彼らはその一瞬を恐れておどおどと暮らしたりしてはいないのです。
運よくチーター2頭がインパラを狩りするところに遭遇したことがあります。
そろそろと2頭が群れに向かって進みます。
インパラの群れにはそれが見えているのですが、かといって慌てて逃げたりはしません。
早く逃げたほうが良いよ!とあわてるのはみているこちらの方ばかり。
チーターが2歩進むと、群れも2歩下がる、といった塩梅で特に緊迫感もなく一定の距離を保ったままずっと平穏に草を食べ続けています。
その距離が一瞬縮んで、チーターが飛びかかった瞬間、初めて群れは一斉に散ります。
目標を定めていたチーターは一気に飛びかかったのですが残念ながら空振り、獲物はそれよりも素早くあっと言う間に逃げてしまいました。
一度逃げられてしまうとチーターの諦めれは、まるで悟りを得た修行僧のように早いのです。
もう一度狙う様子もなく、そのまますごすごと姿を消してしまいました。
そしてインパラの群れは何事も無かったように集ってきて再び一心不乱に草を食べ始めます。
それはまるで草原に吹く一瞬の激しい風のようにちょっと前の忘れ去られた出来事なのです。
肉食動物の狩りといってもTVでみるように百発百中ではないようです。むしろ失敗する事のほうが多いのかも知れません。
野生の動物を見て一番驚くのはその美しさです。
TVや映画や写真や動物園などで散々その姿を見ているはずなのに、実際に彼らが暮らしている場所で見ると、それはいままで見てきたものとはまるで別の物のように美しく見えます。
この差は実際にアフリカに行って実物を見て見ないとなんとも説明しがたいことです。
オペラやオーケストラをCDで聞くのと生で見たり聞いたりする時の差?いやそれ以上にその違いは衝撃的です。
そしてどうしてこういう動物たちを見て美しく感じるのか、それもとても不思議に感じます。

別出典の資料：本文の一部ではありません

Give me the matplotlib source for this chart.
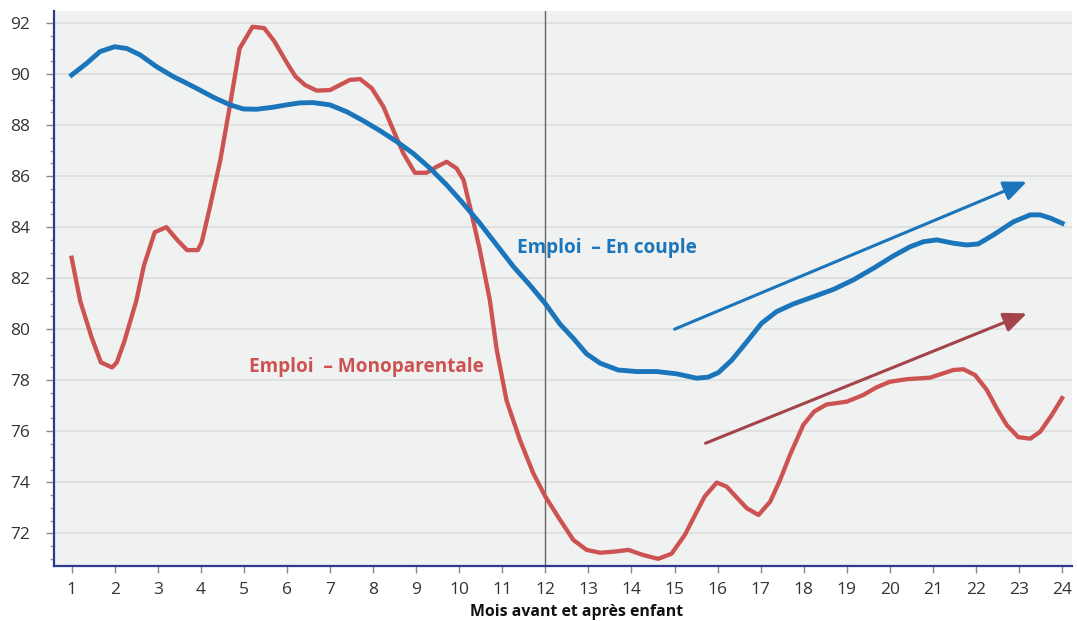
import numpy as np
from matplotlib import pyplot as plt
from matplotlib.ticker import MultipleLocator

# months and employment rate (%)
mono_x = [1.0, 1.2, 1.47, 1.68, 1.94, 2.05, 2.22, 2.5, 2.68, 2.93, 3.2, 3.45, 3.68,
          3.93, 4.02, 4.2, 4.45, 4.68, 4.9, 5.2, 5.47, 5.7, 6.03, 6.2, 6.42, 6.69,
          7.0, 7.46, 7.7, 7.97, 8.24, 8.47, 8.7, 8.97, 9.24, 9.48, 9.71, 9.94, 10.1,
          10.25, 10.48, 10.71, 10.87, 11.1, 11.41, 11.72, 12.0, 12.34, 12.65, 12.96,
          13.27, 13.58, 13.93, 14.27, 14.62, 14.93, 15.24, 15.47, 15.7, 15.98, 16.21,
          16.44, 16.68, 16.95, 17.22, 17.45, 17.68, 17.99, 18.24, 18.53, 19.0, 19.38,
          19.69, 20.0, 20.39, 20.93, 21.24, 21.47, 21.71, 21.98, 22.25, 22.48, 22.71,
          22.98, 23.26, 23.49, 23.76, 24.0]
mono_y = [82.8, 81.1, 79.65, 78.7, 78.5, 78.7, 79.5, 81.1, 82.5, 83.8, 84.0, 83.5, 83.1,
          83.1, 83.4, 84.7, 86.6, 88.8, 91.0, 91.85, 91.8, 91.3, 90.35, 89.9, 89.57, 89.35,
          89.37, 89.77, 89.8, 89.44, 88.72, 87.8, 86.9, 86.13, 86.13, 86.37, 86.56, 86.3, 85.85,
          84.8, 83.1, 81.15, 79.2, 77.2, 75.66, 74.35, 73.44, 72.53, 71.74, 71.35,
          71.24, 71.28, 71.35, 71.15, 71.0, 71.2, 71.94, 72.7, 73.44, 73.99, 73.83,
          73.41, 72.98, 72.72, 73.24, 74.09, 75.07, 76.25, 76.77, 77.05, 77.16, 77.42,
          77.72, 77.94, 78.04, 78.1, 78.27, 78.4, 78.43, 78.2, 77.62, 76.9, 76.25,
          75.77, 75.71, 75.98, 76.64, 77.3]

couple_x = [1.0, 1.35, 1.66, 2.0, 2.28, 2.59, 2.97, 3.36, 3.67, 3.98, 4.29, 4.68, 4.99,
            5.3, 5.68, 5.99, 6.3, 6.61, 7.0, 7.39, 7.77, 8.16, 8.55, 8.93, 9.32, 9.71,
            10.09, 10.48, 10.87, 11.26, 11.64, 12.0, 12.34, 12.65, 12.96, 13.27, 13.69,
            14.12, 14.59, 15.05, 15.51, 15.78, 16.02, 16.33, 16.68, 17.02, 17.37, 17.76,
            18.22, 18.69, 19.15, 19.62, 20.08, 20.47, 20.78, 21.09, 21.47, 21.78, 22.05,
            22.4, 22.87, 23.26, 23.49, 23.73, 24.0]
couple_y = [89.96, 90.42, 90.88, 91.07, 91.0, 90.75, 90.29, 89.9, 89.64, 89.37, 89.09, 88.79, 88.63,
            88.62, 88.7, 88.79, 88.87, 88.88, 88.79, 88.52, 88.17, 87.78, 87.35, 86.89, 86.31, 85.65,
            84.93, 84.15, 83.3, 82.45, 81.73, 81.0, 80.2, 79.64, 79.03, 78.67, 78.4,
            78.34, 78.34, 78.25, 78.08, 78.12, 78.3, 78.79, 79.51, 80.23, 80.69, 80.99,
            81.27, 81.56, 81.93, 82.39, 82.87, 83.23, 83.43, 83.5, 83.37, 83.3, 83.34,
            83.69, 84.21, 84.48, 84.48, 84.35, 84.15]

# trend arrows (start, end)
couple_arrow = [(15.0, 80.0), (23.18, 85.78)]
mono_arrow = [(15.72, 75.53), (23.18, 80.62)]

months = list(range(1, 25))

blue = '#1b75bb'
red = '#cd5353'
dark_red = '#a3444a'

plt.rcParams['font.family'] = ['Open Sans', 'DejaVu Sans']

fig = plt.figure(figsize=(10.77, 6.21), dpi=100)
ax = fig.add_axes([0.0501, 0.089, 0.9453, 0.8933])
ax.set_facecolor('#f0f1f1')

ax.set_xlim(0.59, 24.23)
ax.set_ylim(70.73, 92.47)

ax.yaxis.set_major_locator(MultipleLocator(2))
ax.yaxis.set_minor_locator(MultipleLocator(0.5))
ax.set_xticks(months)
ax.grid(axis='y', which='major', color='#dcdddd', linewidth=1.2)
ax.set_axisbelow(True)

for s in ['top', 'right']:
    ax.spines[s].set_visible(False)
for s in ['left', 'bottom']:
    ax.spines[s].set_color('#2b3990')
    ax.spines[s].set_linewidth(1.6)

ax.tick_params(axis='y', which='major', length=6, width=1, color='#888888',
               labelsize=12.5, labelcolor='#333333', pad=11)
ax.tick_params(axis='y', which='minor', length=3, width=1, color='#999999')
ax.tick_params(axis='x', length=5, width=1, color='#888888',
               labelsize=12.5, labelcolor='#333333', pad=7)

ax.axvline(12, color='#666666', linewidth=1, zorder=2)

ax.plot(mono_x, mono_y, color=red, linewidth=3.1, solid_joinstyle='round', zorder=3)
ax.plot(couple_x, couple_y, color=blue, linewidth=3.5, solid_joinstyle='round', zorder=4)

for (p0, p1), c in [(couple_arrow, blue), (mono_arrow, dark_red)]:
    ax.annotate('', xy=p1, xytext=p0,
                arrowprops=dict(arrowstyle='-|>,head_length=1.4,head_width=0.6',
                                color=c, lw=2.2, shrinkA=0, shrinkB=0))

ax.text(11.35, 83.18, 'Emploi  \u2013 En couple', color=blue, fontsize=13.7,
        fontweight='bold', va='center', ha='left')
ax.text(5.12, 78.52, 'Emploi  \u2013 Monoparentale', color=red, fontsize=13.7,
        fontweight='bold', va='center', ha='left')

ax.set_xlabel('Mois avant et après enfant', fontsize=11.4, fontweight='bold',
              color='#111111')
ax.xaxis.set_label_coords((577 - 54) / 1018, -0.069)

fig.savefig('out.png', dpi=100)
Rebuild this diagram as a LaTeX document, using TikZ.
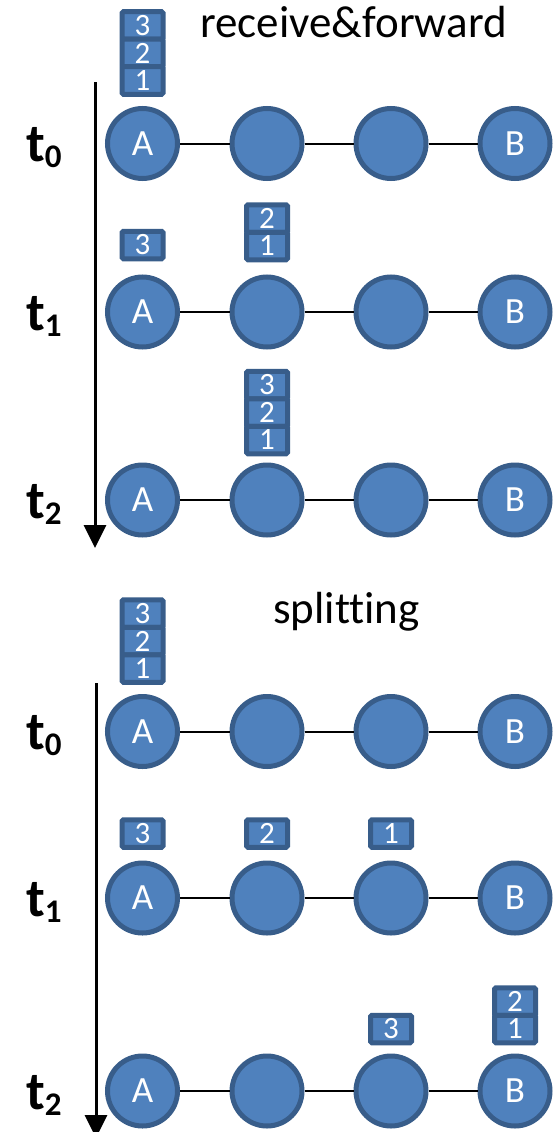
\documentclass[tikz,border=0pt]{standalone}
\usepackage{fontspec}
\setmainfont{Carlito}[Ligatures={NoCommon}]
\usetikzlibrary{arrows.meta}
\definecolor{nodefill}{HTML}{4F81BD}
\definecolor{nodeline}{HTML}{385D8A}
% time-step label: bold t with a lowered index
\newcommand{\tstep}[1]{\fontsize{54}{54}\selectfont\bfseries t\raisebox{-6pt}{\fontsize{33}{33}\selectfont #1}}

\begin{document}
\begin{tikzpicture}[x=1pt,y=-1pt,
  station/.style={circle, draw=nodeline, fill=nodefill, line width=5pt,
    minimum size=70pt, inner sep=0pt, text=white, font=\fontsize{37}{37}\selectfont},
  pkt/.style={rectangle, draw=nodeline, fill=nodefill, line width=5pt,
    minimum width=41pt, minimum height=27.5pt, inner sep=0pt, rounded corners=1.5pt,
    text=white, font=\fontsize{31}{31}\selectfont},
  link/.style={line width=2pt, black},
  timeaxis/.style={line width=3pt, -{Triangle[length=23pt,width=22pt]}},
  steplabel/.style={anchor=base west, inner sep=0pt},
  heading/.style={anchor=base west, inner sep=0pt, font=\fontsize{45}{45}\selectfont}]

\useasboundingbox (0,0) rectangle (555,1132);

% headings
\node[heading] (h1) at (200,38) {receive\&forward};
\node[heading] (h2) at (273,623) {splitting};

% time axes
\coordinate (ax1s) at (95,82);
\coordinate (ax1e) at (95,548);
\draw[timeaxis] (ax1s) -- (ax1e);
\coordinate (ax2s) at (96,683);
\coordinate (ax2e) at (96,1138);
\draw[timeaxis] (ax2s) -- (ax2e);

% rows of stations with their links
\foreach \r/\y in {a/143.5, b/312, c/500, d/731.5, e/898, f/1091} {
  \node[station] (\r1) at (142.5,\y) {A};
  \node[station] (\r2) at (267,\y) {};
  \node[station] (\r3) at (391,\y) {};
  \node[station] (\r4) at (515,\y) {B};
  \draw[link] (\r1) -- (\r2) (\r2) -- (\r3) (\r3) -- (\r4);
}

% time-step labels
\node[steplabel] (ta) at (26,161.5) {\tstep{0}};
\node[steplabel] (tb) at (26,330) {\tstep{1}};
\node[steplabel] (tc) at (26,518) {\tstep{2}};
\node[steplabel] (td) at (26,749.5) {\tstep{0}};
\node[steplabel] (te) at (26,916) {\tstep{1}};
\node[steplabel] (tf) at (26,1109) {\tstep{2}};

% packets: receive & forward
\node[pkt] (pa3) at (142.5,25.5) {3};
\node[pkt] (pa2) at (142.5,53) {2};
\node[pkt] (pa1) at (142.5,80.5) {1};

\node[pkt] (pb3) at (142.5,245) {3};
\node[pkt] (pb2) at (267,218.5) {2};
\node[pkt] (pb1) at (267,246) {1};

\node[pkt] (pc3) at (267,385) {3};
\node[pkt] (pc2) at (267,412.5) {2};
\node[pkt] (pc1) at (267,440) {1};

% packets: splitting
\node[pkt] (pd3) at (142.5,613.5) {3};
\node[pkt] (pd2) at (142.5,641) {2};
\node[pkt] (pd1) at (142.5,668.5) {1};

\node[pkt] (pe3) at (142.5,833.5) {3};
\node[pkt] (pe2) at (267,833.5) {2};
\node[pkt] (pe1) at (391,833.5) {1};

\node[pkt] (pf3) at (391,1029) {3};
\node[pkt] (pf2) at (515,1001.5) {2};
\node[pkt] (pf1) at (515,1029) {1};
\end{tikzpicture}
\end{document}
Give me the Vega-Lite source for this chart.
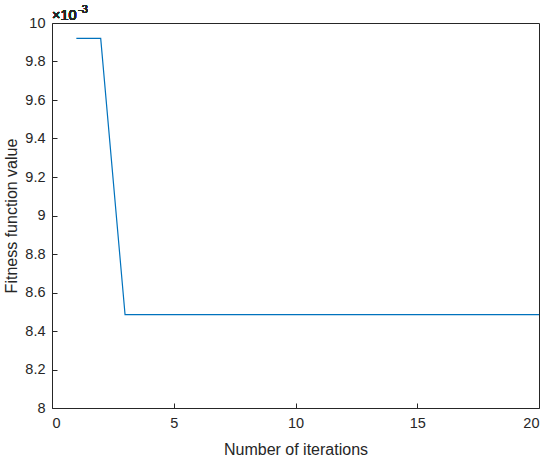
{
  "$schema": "https://vega.github.io/schema/vega-lite/v6.json",
  "width": 487,
  "height": 385,
  "autosize": {"type": "none"},
  "padding": {"left": 52, "top": 23, "right": 11, "bottom": 49},
  "background": "white",
  "config": {
    "view": {"stroke": "#262626", "strokeWidth": 1},
    "font": "Liberation Sans",
    "axis": {
      "grid": false,
      "domain": false,
      "tickColor": "#262626",
      "labelColor": "#262626",
      "titleColor": "#262626",
      "labelFont": "Liberation Sans",
      "titleFont": "Liberation Sans",
      "labelFontSize": 14.5,
      "titleFontSize": 16,
      "titleFontWeight": "normal"
    }
  },
  "data": {"values": [
    {"iteration": 1, "fitness_e3": 9.92},
    {"iteration": 2, "fitness_e3": 9.92},
    {"iteration": 3, "fitness_e3": 8.485},
    {"iteration": 4, "fitness_e3": 8.485},
    {"iteration": 5, "fitness_e3": 8.485},
    {"iteration": 6, "fitness_e3": 8.485},
    {"iteration": 7, "fitness_e3": 8.485},
    {"iteration": 8, "fitness_e3": 8.485},
    {"iteration": 9, "fitness_e3": 8.485},
    {"iteration": 10, "fitness_e3": 8.485},
    {"iteration": 11, "fitness_e3": 8.485},
    {"iteration": 12, "fitness_e3": 8.485},
    {"iteration": 13, "fitness_e3": 8.485},
    {"iteration": 14, "fitness_e3": 8.485},
    {"iteration": 15, "fitness_e3": 8.485},
    {"iteration": 16, "fitness_e3": 8.485},
    {"iteration": 17, "fitness_e3": 8.485},
    {"iteration": 18, "fitness_e3": 8.485},
    {"iteration": 19, "fitness_e3": 8.485},
    {"iteration": 20, "fitness_e3": 8.485}
  ]},
  "layer": [
    {
      "mark": {"type": "line", "color": "#0072BD", "strokeWidth": 1.2},
      "encoding": {
        "x": {
          "field": "iteration", "type": "quantitative",
          "scale": {"domain": [0, 20], "nice": false},
          "axis": {"title": "Number of iterations", "values": [0, 5, 10, 15, 20], "tickCount": 20, "offset": -5, "tickSize": 5, "tickWidth": 1, "labelPadding": 8, "titlePadding": 12, "labelOverlap": false}
        },
        "y": {
          "field": "fitness_e3", "type": "quantitative",
          "scale": {"domain": [8, 10], "nice": false, "zero": false},
          "axis": {
            "title": "Fitness function value",
            "values": [8, 8.2, 8.4, 8.6, 8.8, 9, 9.2, 9.4, 9.6, 9.8, 10],
            "tickCount": 20,
            "format": "~g",
            "labelOverlap": false,
            "offset": -5,
            "tickSize": 5,
            "tickWidth": 1,
            "labelPadding": 7,
            "titlePadding": 5
          }
        }
      }
    },
    {
      "mark": {"type": "text", "align": "left", "baseline": "alphabetic", "fontSize": 14.5, "fontWeight": "normal", "dx": 0, "dy": -3, "color": "#262626", "font": "Liberation Sans"},
      "encoding": {
        "x": {"datum": 0, "type": "quantitative"},
        "y": {"datum": 10, "type": "quantitative"},
        "text": {"value": "×10"}
      }
    },
    {
      "mark": {"type": "text", "align": "left", "baseline": "alphabetic", "fontSize": 11, "fontWeight": "normal", "dx": 26, "dy": -10, "color": "#262626", "font": "Liberation Sans"},
      "encoding": {
        "x": {"datum": 0, "type": "quantitative"},
        "y": {"datum": 10, "type": "quantitative"},
        "text": {"value": "-3"}
      }
    }
  ]
}
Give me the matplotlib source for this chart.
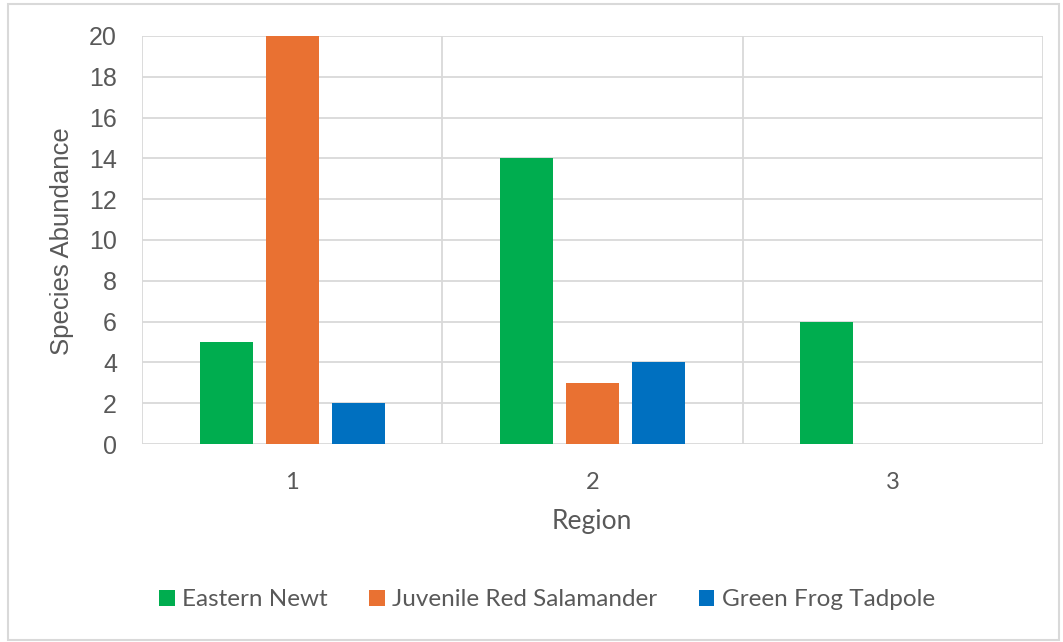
import matplotlib
matplotlib.use("Agg")
import matplotlib.pyplot as plt
from matplotlib.patches import Rectangle
import numpy as np

regions = ["1", "2", "3"]
series = ["Eastern Newt", "Juvenile Red Salamander", "Green Frog Tadpole"]
eastern_newt = [5, 14, 6]
red_salamander = [20, 3, 0]
frog_tadpole = [2, 4, 0]
colors = ["#00ad4f", "#e97132", "#0070c0"]
yticks = list(range(0, 21, 2))

W, H = 1063, 642
fig = plt.figure(figsize=(W / 100, H / 100), dpi=100)
ax = fig.add_axes([142 / W, 1 - 444 / H, (1043 - 142) / W, (444 - 36) / H])

# outer chart frame
fig.patches.append(Rectangle((8 / W, 2 / H), 1 - 12 / W, 1 - 6 / H,
                             transform=fig.transFigure, fill=False,
                             edgecolor="#d9d9d9", linewidth=1.5))

x = np.arange(len(regions))
bw = 53 / 300
step = 66 / 300
for i, (vals, name) in enumerate(zip([eastern_newt, red_salamander, frog_tadpole], series)):
    ax.bar(x + (i - 1) * step, vals, width=bw, color=colors[i], label=name, zorder=3)

ax.set_xlim(-0.5, 2.5)
ax.set_ylim(0, 20)
ax.set_yticks(yticks)
ax.set_xticks(x)
ax.set_xticklabels(regions)

# gridlines: horizontal at each tick, vertical at category boundaries
for yv in yticks:
    ax.axhline(yv, color="#d9d9d9", linewidth=1.3, zorder=1)
for xv in [-0.5, 0.5, 1.5, 2.5]:
    ax.axvline(xv, color="#d9d9d9", linewidth=1.3, zorder=1)
for s in ax.spines.values():
    s.set_visible(False)

txt = "#595959"
ax.tick_params(axis="both", length=0, colors=txt)
for lab in ax.get_yticklabels():
    lab.set_fontfamily("Liberation Sans")
    lab.set_fontsize(18)
for lab in ax.get_xticklabels():
    lab.set_fontfamily("Lato")
    lab.set_fontsize(17)
ax.tick_params(axis="y", pad=18)
ax.tick_params(axis="x", pad=20)

fig.text(62 / W, 1 - 241 / H, "Species Abundance", rotation=90, ha="center", va="center",
         fontsize=18.5, color=txt, family="Liberation Sans")
fig.text(592 / W, 1 - 521 / H, "Region", ha="center", va="center",
         fontsize=19, color=txt, family="Lato")

leg = fig.legend(loc="center", bbox_to_anchor=(547 / W, 1 - 600 / H), ncol=3,
                 frameon=False, prop={"family": "Lato", "size": 17.5},
                 handlelength=0.65, handleheight=0.65, handletextpad=0.3, columnspacing=1.7)
for t in leg.get_texts():
    t.set_color(txt)

fig.savefig("out.png", dpi=100)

こういった事たちがアフリカを訪れてまず驚くことがらです。
そしてアフリカ(もちろんとても限定された動物保護区のことです)が他の国の旅と違うことがもう一つ、それはそこでははまるで大名旅行のような優雅な旅が出来ることです。
こんな事を言うとひんしゅくを買うこと間違い無しなのですが、敢えて言うならここにはまるで旧植民地時代の名残のような独特な雰囲気と時間がいまだひっそりと取り残されていて、ここではまるで時間旅行者のように一昔前の旅行者のような特別な気分を味わえるのです。
それは、サファリから戻って来て夕食までの間に用意されるハイテイーとか、夜中動物を見るためロビーーに用意されてある紅茶のポットとビスケット、ちょっとしたサンドウイッチとか・・・朝と夕方のサファリの間にくつろぐのんびりした時間とか・・乗り合った人が一緒のテーブル同席する食事の時間とか、時代がかった雰囲気の中で旅の時間がゆっくりと進んでいくのです。
宿泊施設がどれも小さいこと、少人数で動くこと、早朝と夕方以外には何もすることが無いこと、など様々な要素と、アフリカならではの圧倒的な広い大自然とが重なり合って世界中どこにもない、ここだけの独特の時間や世界を作りだしているのでしょう。。
というわけでアフリカのサバンナの思い出についてはもっともっと沢山あるのですが、それは次回に持ち越しとします。